Adding a pattern match check so this picks up on the code Clang currently generates. This is a temporary solution to improve performance until a full runtime rewrite can be landed.

jdoerfert added inline comments.May 18 2021, 11:29 AM
llvm/lib/Transforms/IPO/OpenMPOpt.cpp
1036

Nit: hoist this out of the lambda.

1061

You have to check that a unique free call was found or give up otherwise.

1078

You might be able to replace these two with just: ConstantExpr::getPointerCast

2467

Check the Pred as well. Maybe try to split this in multiple matches or somehow to make it easier to read.

jhuber6 updated this revision to Diff 346264.May 18 2021, 1:48 PM

Addressing comments.

I looked over this again because I think we will later move the logic into an AbstractAttribute. The reason is that we want to reuse some of the analysis in AAKernelInfo to determine if we can use SPMD mode. Basically, if the shared memory is only used in a nice way and fees into an actual parallel51, it is compatible with SPMD mode. If we go to SPMD mode we have (or better should) eliminate the shared memory indirection. Maybe we move all of this into AAHeapToStack and make a more general AAAllocationInfo out of it. Let's see.

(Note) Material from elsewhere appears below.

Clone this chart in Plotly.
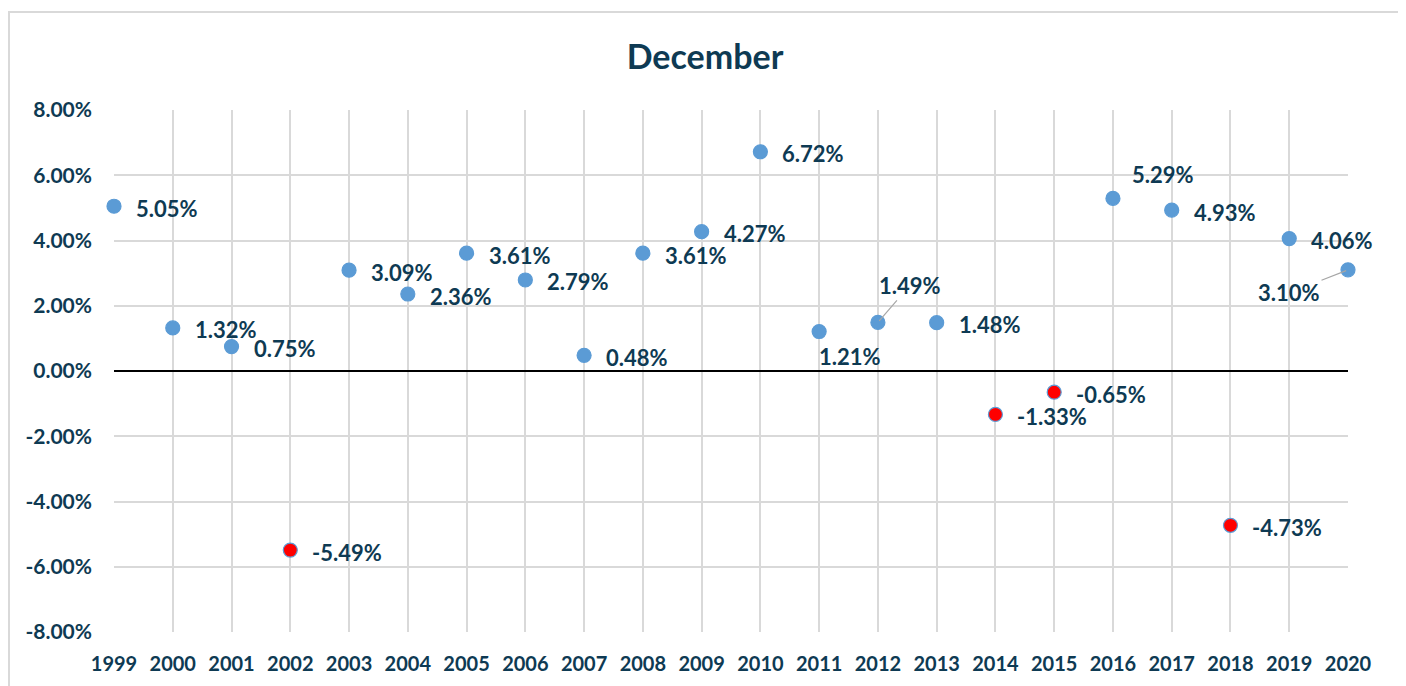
import plotly.graph_objects as go

years = [1999, 2000, 2001, 2002, 2003, 2004, 2005, 2006, 2007, 2008, 2009,
         2010, 2011, 2012, 2013, 2014, 2015, 2016, 2017, 2018, 2019, 2020]
returns_pct = [5.05, 1.32, 0.75, -5.49, 3.09, 2.36, 3.61, 2.79, 0.48, 3.61, 4.27,
               6.72, 1.21, 1.49, 1.48, -1.33, -0.65, 5.29, 4.93, -4.73, 4.06, 3.10]
y_tick_vals = [-8, -6, -4, -2, 0, 2, 4, 6, 8]
y_tick_text = ["-8.00%", "-6.00%", "-4.00%", "-2.00%", "0.00%", "2.00%", "4.00%", "6.00%", "8.00%"]

TXT = "#0e3a53"
BLUE = "#5b9bd5"
FONT = "Lato"

W, H = 1398, 678
PL, PT, PW, PH = 106, 102, 1234, 522

vals = [v / 100 for v in returns_pct]
fills = ["#ff0000" if v < 0 else BLUE for v in returns_pct]

fig = go.Figure()
fig.add_trace(go.Scatter(
    x=years, y=vals, mode="markers",
    marker=dict(size=14, color=fills, line=dict(color=BLUE, width=1.2)),
    cliponaxis=False, showlegend=False, hoverinfo="skip",
))

annotations = []
for yr, v, p in zip(years, vals, returns_pct):
    label = f"<b>{p:.2f}%</b>"
    base = dict(x=yr, y=v, text=label, font=dict(family=FONT, size=22, color=TXT),
                xref="x", yref="y")
    if yr == 2011:
        annotations.append(dict(**base, showarrow=False, xanchor="center", yanchor="middle",
                                xshift=31, yshift=-25))
    elif yr == 2012:
        annotations.append(dict(**base, showarrow=True, arrowhead=0, arrowwidth=1.2,
                                arrowcolor="#a6a6a6", ax=32, ay=-37, standoff=2,
                                xanchor="center", yanchor="middle"))
    elif yr == 2016:
        annotations.append(dict(**base, showarrow=False, xanchor="left", yanchor="middle",
                                xshift=17, yshift=24))
    elif yr == 2020:
        annotations.append(dict(**base, showarrow=True, arrowhead=0, arrowwidth=1.2,
                                arrowcolor="#a6a6a6", ax=-59, ay=23, standoff=2,
                                xanchor="center", yanchor="middle"))
    else:
        annotations.append(dict(**base, showarrow=False, xanchor="left", yanchor="middle",
                                xshift=20, yshift=-2))

fig.update_layout(
    width=W, height=H,
    margin=dict(l=PL, r=W - PL - PW, t=PT, b=H - PT - PH),
    paper_bgcolor="white", plot_bgcolor="white",
    title=dict(text="<b>December</b>", x=697 / W, xref="container", xanchor="center",
               y=1 - 49 / H, yref="container", yanchor="middle",
               font=dict(family=FONT, size=34, color=TXT)),
    xaxis=dict(range=[1999, 2020], tickmode="array", tickvals=years,
               ticktext=[f"<b>{y}</b>" for y in years],
               showgrid=True, gridcolor="#d9d9d9", gridwidth=1.5,
               zeroline=False, showline=False, ticks="", ticklabelstandoff=18,
               tickfont=dict(family=FONT, size=20, color=TXT)),
    yaxis=dict(range=[-0.08, 0.08], tickmode="array",
               tickvals=[t / 100 for t in y_tick_vals],
               ticktext=[f"<b>{t}</b>" for t in y_tick_text],
               showgrid=True, gridcolor="#d9d9d9", gridwidth=1.5,
               zeroline=True, zerolinecolor="black", zerolinewidth=1.5,
               showline=False, ticks="", ticklabelstandoff=21,
               tickfont=dict(family=FONT, size=21, color=TXT)),
    annotations=annotations,
    shapes=[dict(type="rect", xref="paper", yref="paper",
                 x0=(1 - PL) / PW, x1=(1392 - PL) / PW,
                 y0=(PT + PH - (H + 20)) / PH, y1=(PT + PH - 4) / PH,
                 line=dict(color="#d9d9d9", width=2), fillcolor="rgba(0,0,0,0)",
                 layer="below")],
)

fig.write_html("out.html")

That said, I noticed a problem below. Please add a test that misses the free, and/or that has a phi before the free, to make sure we do not globalize.

llvm/lib/Transforms/IPO/OpenMPOpt.cpp
1065

if (!FC) return false;

Also move the debug below the exists.

jhuber6 updated this revision to Diff 350293.Jun 7 2021, 7:57 AM
jhuber6 edited the summary of this revision. (Show Details)

Change the implementation to use the Attributor. This is because the attributor after registering HeapToStack in D102197 would change the call sites. Putting this pass inside an attributor instance allows both to run and now globalization will only be replaced if HeapToStack doesn't remove it first.

jhuber6 updated this revision to Diff 352533.Jun 16 2021, 1:18 PM

Changing alignment of new global variable, alignment of 8 caused errors in some applications.

This revision was landed with ongoing or failed builds.Jun 22 2021, 9:10 AM
This revision was automatically updated to reflect the committed changes.